Israel's expansion of death penalty condemned

The Parliamentary Assembly of the Council of Europe (PACE) has condemned the adoption by the Israeli Knesset of a law extending the death penalty in a way that “has clear discriminatory effects against Palestinians” and urged the country to repeal or invalidate it.

Approving a report by Gala Veldhoen (Netherlands, SOC), the Assembly said the law – which is currently being challenged before Israel’s Supreme Court – represented “a clear setback in Israel’s long-standing stance on the use of the death penalty” and was “incompatible with the values of the Council of Europe”.

The compatibility of Israel’s actions with the requirements attached to the Knesset’s observer status with the Assembly should therefore be “kept under careful review”, the Assembly said.
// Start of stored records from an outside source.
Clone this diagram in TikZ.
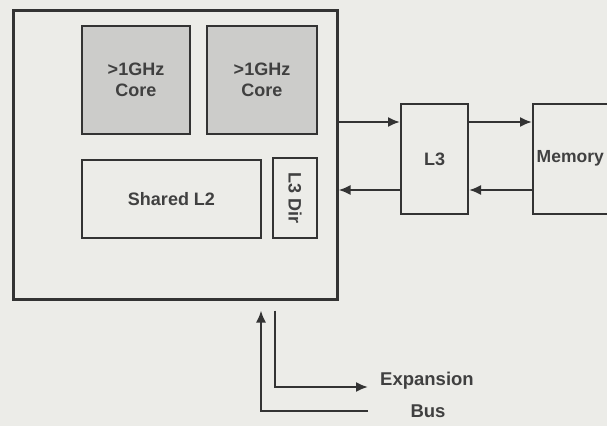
\documentclass[tikz,border=0pt]{standalone}
\usepackage{fontspec}
\setmainfont{Liberation Sans}
\usetikzlibrary{arrows.meta,shapes}
\definecolor{paper}{RGB}{236,236,232}
\definecolor{coregray}{RGB}{204,204,202}
\tikzstyle{blk}=[rectangle,draw=black!80,line width=2pt,inner sep=0pt,font=\fontsize{18}{21}\selectfont\bfseries,text=black!75,align=center]
\tikzstyle{lbl}=[inner sep=0pt,font=\fontsize{18.5}{21}\selectfont\bfseries,text=black!75]
\tikzstyle{dflow}=[->,>={Latex[length=12pt,width=10pt]},line width=2pt,draw=black!80]
\begin{document}
\begin{tikzpicture}[x=1pt,y=-1pt]
\useasboundingbox[fill=paper](0,0) rectangle (607,426);
\clip (0,0) rectangle (607,426);
\node[blk,line width=3pt,minimum width=324,minimum height=289] (chip) at (175,154.5) {};
\node[blk,fill=coregray,minimum width=108,minimum height=108] (C1) at (136,80) {>1GHz\\Core};
\node[blk,fill=coregray,minimum width=110,minimum height=108] (C2) at (262,80) {>1GHz\\Core};
\node[blk,minimum width=179,minimum height=78] (L2) at (171.5,199) {Shared L2};
\node[blk,minimum width=44,minimum height=80] (D) at (295,198) {\rotatebox{-90}{L3 Dir}};
\node[blk,minimum width=67,minimum height=110] (L3) at (434.5,159) {L3};
\node[blk,minimum width=80,minimum height=110] (M) at (573,159) {};
\node[lbl,anchor=west,font=\fontsize{17.5}{21}\selectfont\bfseries] (MT) at (536.5,158) {Memory};
\coordinate (exp) at (368,387);
\coordinate (bus) at (368,411);
\node[lbl,anchor=west] (E) at (380,381) {Expansion};
\node[lbl] (B) at (428,411) {Bus};
\draw[dflow]([yshift=37pt]L3.west -| chip.east)--([yshift=37pt]L3.west);
\draw[dflow]([yshift=-31pt]L3.west)--([yshift=-31pt]L3.west -| chip.east);
\draw[dflow]([yshift=37pt]L3.east)--([yshift=37pt]L3.east -| M.west);
\draw[dflow]([yshift=-31pt]M.west)--([yshift=-31pt]M.west -| L3.east);
\draw[dflow](bus)-|([xshift=86pt,yshift=-10pt]chip.south);
\draw[dflow]([xshift=100pt,yshift=-10pt]chip.south)|-(exp);
\end{tikzpicture}
\end{document}
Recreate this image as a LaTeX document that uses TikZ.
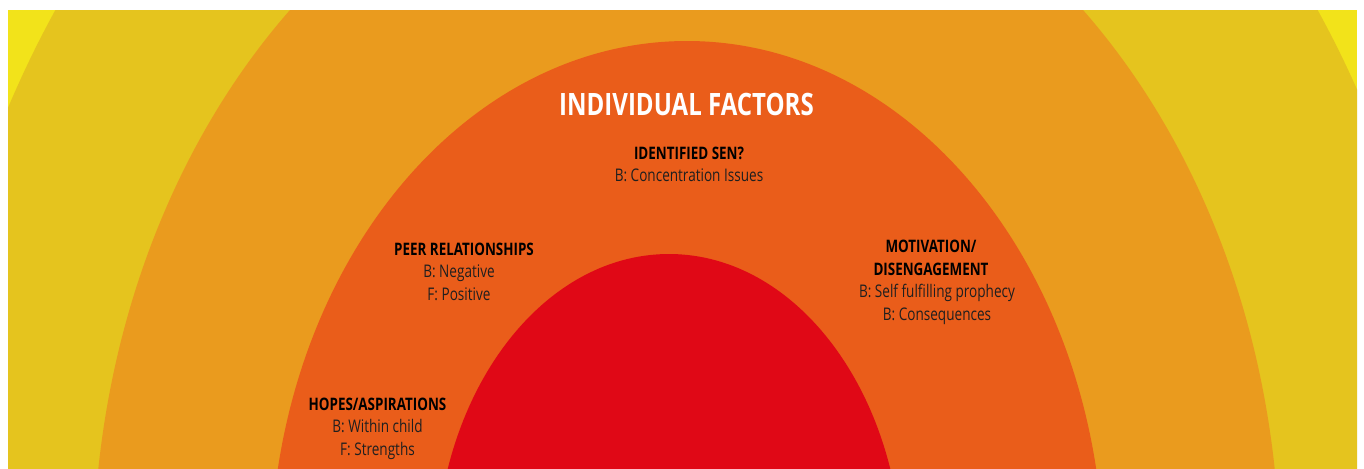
\documentclass[tikz,border=0pt]{standalone}
\usepackage{fontspec}
\newfontfamily\factorfont{Open Sans}[FakeStretch=0.78]
\definecolor{sunyellow}{HTML}{F2E31A}
\definecolor{ringyellow}{HTML}{E5C41E}
\definecolor{ringorange}{HTML}{EA9B1E}
\definecolor{ringember}{HTML}{EA5D1A}
\definecolor{corered}{HTML}{E00816}

\begin{document}
\begin{tikzpicture}[x=0.5pt, y=0.5pt,
		title/.style={font=\factorfont\bfseries\fontsize{15.4}{18}\selectfont, text=white, anchor=base, inner sep=0pt},
		head/.style={font=\factorfont\bfseries\fontsize{8.6}{11}\selectfont, text=black, anchor=base, inner sep=0pt},
		body/.style={font=\factorfont\fontsize{8.7}{11}\selectfont, text=black!88, anchor=base, inner sep=0pt}]
		\def\cx{686.5};
		\def\cy{-102};
		\def\lh{11.3pt};

		\useasboundingbox (0,0) rectangle (1364,468);
		\fill[white] (0,0) rectangle (1364,468);

		% rings
		\begin{scope}
			\clip (8,0) rectangle (1357,458);
			\fill[sunyellow] (8,0) rectangle (1357,458);
			\fill[ringyellow] (\cx,\cy) ellipse [x radius=769.7, y radius=978];
			\fill[ringorange] (\cx,\cy) ellipse [x radius=593.5, y radius=752.6];
			\fill[ringember] (687,\cy) ellipse [x radius=416.8, y radius=529];
			\fill[corered] (669,\cy) ellipse [x radius=233.5, y radius=316];
		\end{scope}

		\node[title] (title) at (\cx,353) {INDIVIDUAL FACTORS};

		\node[head] (sen) at (689,309) {IDENTIFIED SEN?};
		\node[body] (senB) at ([yshift=-\lh]sen.base) {B: Concentration Issues};

		\node[head] (peer) at (464,213) {PEER RELATIONSHIPS};
		\node[body] (peerB) at ([xshift=-2.5pt, yshift=-\lh]peer.base) {B: Negative};
		\node[body] (peerF) at ([yshift=-\lh]peerB.base) {F: Positive};

		\node[head] (motiv) at (931,215.3) {MOTIVATION/};
		\node[head] (diseng) at ([yshift=-\lh]motiv.base) {DISENGAGEMENT};
		\node[body] (motivB) at ([xshift=3pt, yshift=-\lh]diseng.base) {B: Self fulfilling prophecy};
		\node[body] (motivC) at ([yshift=-\lh]motivB.base) {B: Consequences};

		\node[head] (hopes) at (377.5,58) {HOPES/ASPIRATIONS};
		\node[body] (hopesB) at ([yshift=-\lh]hopes.base) {B: Within child};
		\node[body] (hopesF) at ([yshift=-\lh]hopesB.base) {F: Strengths};
	\end{tikzpicture}
\end{document}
A separate report on the suspension of the observer status is currently under consideration by the Assembly’s Political Affairs Committee.

As part of the debate, the Assembly heard from Antoinette Chahine, who spent five years on death row in Lebanon after facing torture to sign a false confession. “I paid with my blood, I paid with my body” she told the parliamentarians, recounting how her experience of torture had inspired her to work against the death penalty after she was exonerated and freed.

Barbara Lochbihler, commissioner at the International Commission against the Death Penalty, noted the paradox that while a greater number of countries are against abolition, the number of individual executions is rising: “We are simultaneously witnessing the most progress, and the most executions, in a generation.”

In its resolution, the Assembly reaffirmed the Council of Europe’s stance against capital punishment in all circumstances and all places, noting that any reintroduction of the death penalty by a Council of Europe member state would be incompatible with membership.

It encouraged the parliaments of Jordan and Palestine, which have “partner for democracy” status with PACE, to work towards abolishing the death penalty in law, bearing in mind the absence of executions in both countries for a number of years, and welcomed “positive steps” recently taken by Morocco, whose parliament also holds this status.

The Assembly also condemned ongoing executions in Belarus — currently the only country in Europe to carry out capital punishment – and called on the US and Japan, Council of Europe observer states, to immediately introduce moratoria on executions, commute sentences and end cruel methods of execution.

The Council of Europe and the Assembly will contribute to the upcoming World Congress against the Death Penalty to be held in Paris in June 2026, including by sharing their experience of progressively making Europe a death penalty-free continent.